» Dataset section
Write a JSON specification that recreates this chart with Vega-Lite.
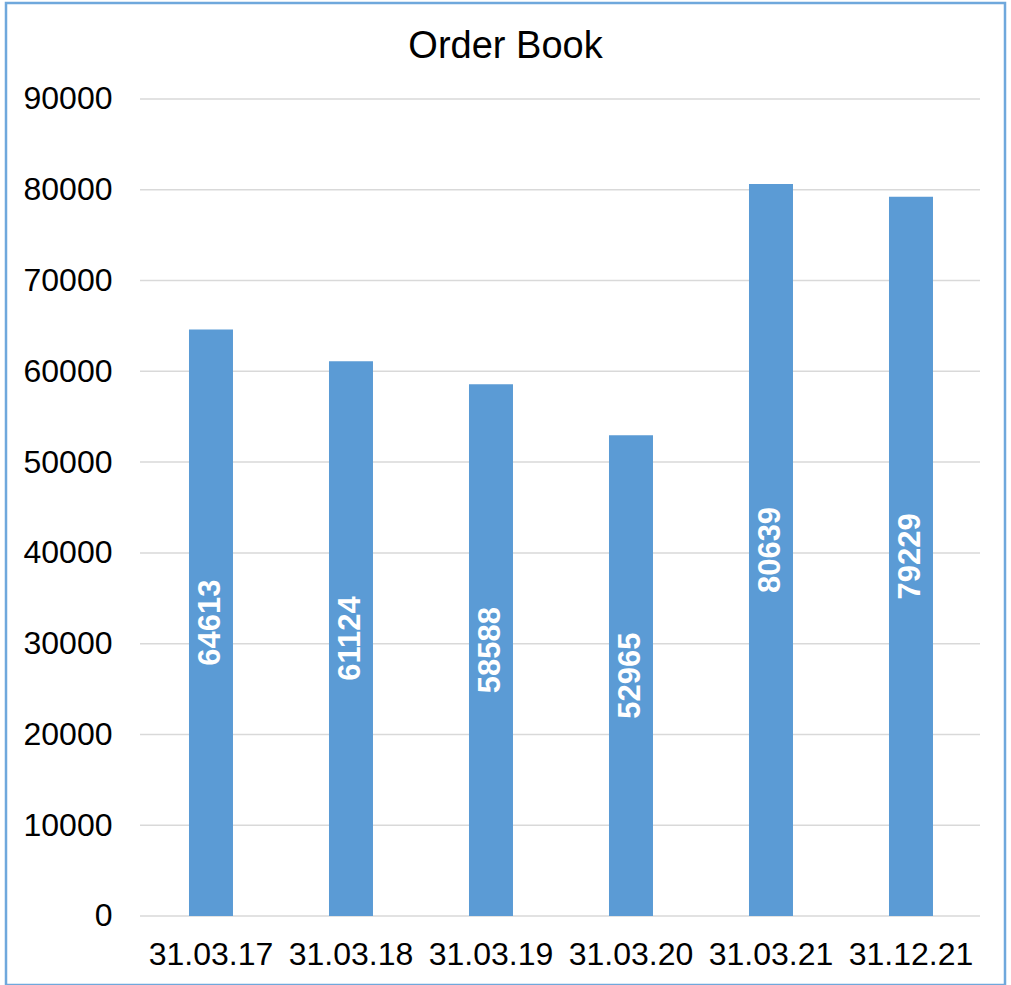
{
  "$schema": "https://vega.github.io/schema/vega-lite/v6.json",
  "width": 999,
  "height": 982,
  "autosize": "none",
  "padding": {"left": 6, "top": 3, "right": 6, "bottom": 0},
  "background": "white",
  "config": {
    "view": {"stroke": "#6FA8DC", "strokeWidth": 2.5},
    "font": "Liberation Sans"
  },
  "title": {
    "text": "Order Book",
    "fontSize": 38,
    "fontWeight": "normal",
    "color": "black",
    "font": "Liberation Sans",
    "offset": -55,
    "dy": 38,
    "baseline": "alphabetic",
    "anchor": "middle",
    "frame": "group"
  },
  "layer": [
    {
      "data": {"values": [
        {"g": 0}, {"g": 10000}, {"g": 20000}, {"g": 30000}, {"g": 40000},
        {"g": 50000}, {"g": 60000}, {"g": 70000}, {"g": 80000}, {"g": 90000}
      ]},
      "mark": {"type": "rule", "color": "#D9D9D9", "strokeWidth": 1.5},
      "encoding": {
        "y": {
          "field": "g", "type": "quantitative",
          "scale": {"domain": [-7601, 100575], "nice": false, "zero": false},
          "axis": {
            "orient": "left", "offset": -134,
            "values": [0, 10000, 20000, 30000, 40000, 50000, 60000, 70000, 80000, 90000],
            "format": "d",
            "labelFontSize": 32, "labelColor": "black", "labelFont": "Liberation Sans",
            "labelPadding": 28, "ticks": false, "domain": false, "grid": false, "title": null
          }
        },
        "x": {"datum": 0, "type": "quantitative", "scale": {"domain": [-0.15952, 1.02976], "nice": false, "zero": false}, "axis": null},
        "x2": {"datum": 1}
      }
    },
    {
      "data": {"name": "orders", "values": [
        {"date": "31.03.17", "value": 64613},
        {"date": "31.03.18", "value": 61124},
        {"date": "31.03.19", "value": 58588},
        {"date": "31.03.20", "value": 52965},
        {"date": "31.03.21", "value": 80639},
        {"date": "31.12.21", "value": 79229}
      ]},
      "layer": [
        {
          "mark": {"type": "bar", "color": "#5B9BD5"},
          "encoding": {
            "x": {
              "field": "date", "type": "nominal", "sort": null,
              "scale": {"paddingInner": 0.6857, "paddingOuter": 0.9107, "align": 0.7176, "round": false},
              "axis": {
                "orient": "bottom", "offset": -68.5, "labelAngle": 0,
                "labelFontSize": 32, "labelColor": "black", "labelFont": "Liberation Sans",
                "labelPadding": 23, "ticks": false, "domain": false, "grid": false, "title": null,
                "labelOverlap": false
              }
            },
            "y": {
              "field": "value", "type": "quantitative",
              "scale": {"domain": [-7601, 100575], "nice": false, "zero": false},
              "axis": null
            },
            "y2": {"datum": 0}
          }
        },
        {
          "mark": {"type": "text", "angle": 270, "align": "center", "baseline": "middle", "color": "white", "fontWeight": "bold", "fontSize": 31, "font": "Liberation Sans"},
          "encoding": {
            "x": {
              "field": "date", "type": "nominal", "sort": null,
              "scale": {"paddingInner": 0.6857, "paddingOuter": 0.9107, "align": 0.7176, "round": false},
              "axis": {
                "orient": "bottom", "offset": -68.5, "labelAngle": 0,
                "labelFontSize": 32, "labelColor": "black", "labelFont": "Liberation Sans",
                "labelPadding": 23, "ticks": false, "domain": false, "grid": false, "title": null,
                "labelOverlap": false
              }
            },
            "y": {
              "field": "value", "type": "quantitative",
              "scale": {"domain": [-15202, 201150], "nice": false, "zero": false},
              "axis": null
            },
            "text": {"field": "value", "type": "quantitative", "format": "d"}
          }
        }
      ],
      "resolve": {"scale": {"y": "independent"}}
    }
  ],
  "resolve": {"scale": {"x": "independent", "y": "independent"}}
}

» Challenge
Transcribe the listing in full and omit the pictures.

» Task response
Write a JSON specification that recreates this chart with Vega-Lite.
{
  "$schema": "https://vega.github.io/schema/vega-lite/v6.json",
  "width": 999,
  "height": 982,
  "autosize": "none",
  "padding": {"left": 6, "top": 3, "right": 6, "bottom": 0},
  "background": "white",
  "config": {
    "view": {"stroke": "#6FA8DC", "strokeWidth": 2.5},
    "font": "Liberation Sans"
  },
  "title": {
    "text": "Order Book",
    "fontSize": 38,
    "fontWeight": "normal",
    "color": "black",
    "font": "Liberation Sans",
    "offset": -55,
    "dy": 38,
    "baseline": "alphabetic",
    "anchor": "middle",
    "frame": "group"
  },
  "layer": [
    {
      "data": {"values": [
        {"g": 0}, {"g": 10000}, {"g": 20000}, {"g": 30000}, {"g": 40000},
        {"g": 50000}, {"g": 60000}, {"g": 70000}, {"g": 80000}, {"g": 90000}
      ]},
      "mark": {"type": "rule", "color": "#D9D9D9", "strokeWidth": 1.5},
      "encoding": {
        "y": {
          "field": "g", "type": "quantitative",
          "scale": {"domain": [-7601, 100575], "nice": false, "zero": false},
          "axis": {
            "orient": "left", "offset": -134,
            "values": [0, 10000, 20000, 30000, 40000, 50000, 60000, 70000, 80000, 90000],
            "format": "d",
            "labelFontSize": 32, "labelColor": "black", "labelFont": "Liberation Sans",
            "labelPadding": 28, "ticks": false, "domain": false, "grid": false, "title": null
          }
        },
        "x": {"datum": 0, "type": "quantitative", "scale": {"domain": [-0.15952, 1.02976], "nice": false, "zero": false}, "axis": null},
        "x2": {"datum": 1}
      }
    },
    {
      "data": {"name": "orders", "values": [
        {"date": "31.03.17", "value": 64613},
        {"date": "31.03.18", "value": 61124},
        {"date": "31.03.19", "value": 58588},
        {"date": "31.03.20", "value": 52965},
        {"date": "31.03.21", "value": 80639},
        {"date": "31.12.21", "value": 79229}
      ]},
      "layer": [
        {
          "mark": {"type": "bar", "color": "#5B9BD5"},
          "encoding": {
            "x": {
              "field": "date", "type": "nominal", "sort": null,
              "scale": {"paddingInner": 0.6857, "paddingOuter": 0.9107, "align": 0.7176, "round": false},
              "axis": {
                "orient": "bottom", "offset": -68.5, "labelAngle": 0,
                "labelFontSize": 32, "labelColor": "black", "labelFont": "Liberation Sans",
                "labelPadding": 23, "ticks": false, "domain": false, "grid": false, "title": null,
                "labelOverlap": false
              }
            },
            "y": {
              "field": "value", "type": "quantitative",
              "scale": {"domain": [-7601, 100575], "nice": false, "zero": false},
              "axis": null
            },
            "y2": {"datum": 0}
          }
        },
        {
          "mark": {"type": "text", "angle": 270, "align": "center", "baseline": "middle", "color": "white", "fontWeight": "bold", "fontSize": 31, "font": "Liberation Sans"},
          "encoding": {
            "x": {
              "field": "date", "type": "nominal", "sort": null,
              "scale": {"paddingInner": 0.6857, "paddingOuter": 0.9107, "align": 0.7176, "round": false},
              "axis": {
                "orient": "bottom", "offset": -68.5, "labelAngle": 0,
                "labelFontSize": 32, "labelColor": "black", "labelFont": "Liberation Sans",
                "labelPadding": 23, "ticks": false, "domain": false, "grid": false, "title": null,
                "labelOverlap": false
              }
            },
            "y": {
              "field": "value", "type": "quantitative",
              "scale": {"domain": [-15202, 201150], "nice": false, "zero": false},
              "axis": null
            },
            "text": {"field": "value", "type": "quantitative", "format": "d"}
          }
        }
      ],
      "resolve": {"scale": {"y": "independent"}}
    }
  ],
  "resolve": {"scale": {"x": "independent", "y": "independent"}}
}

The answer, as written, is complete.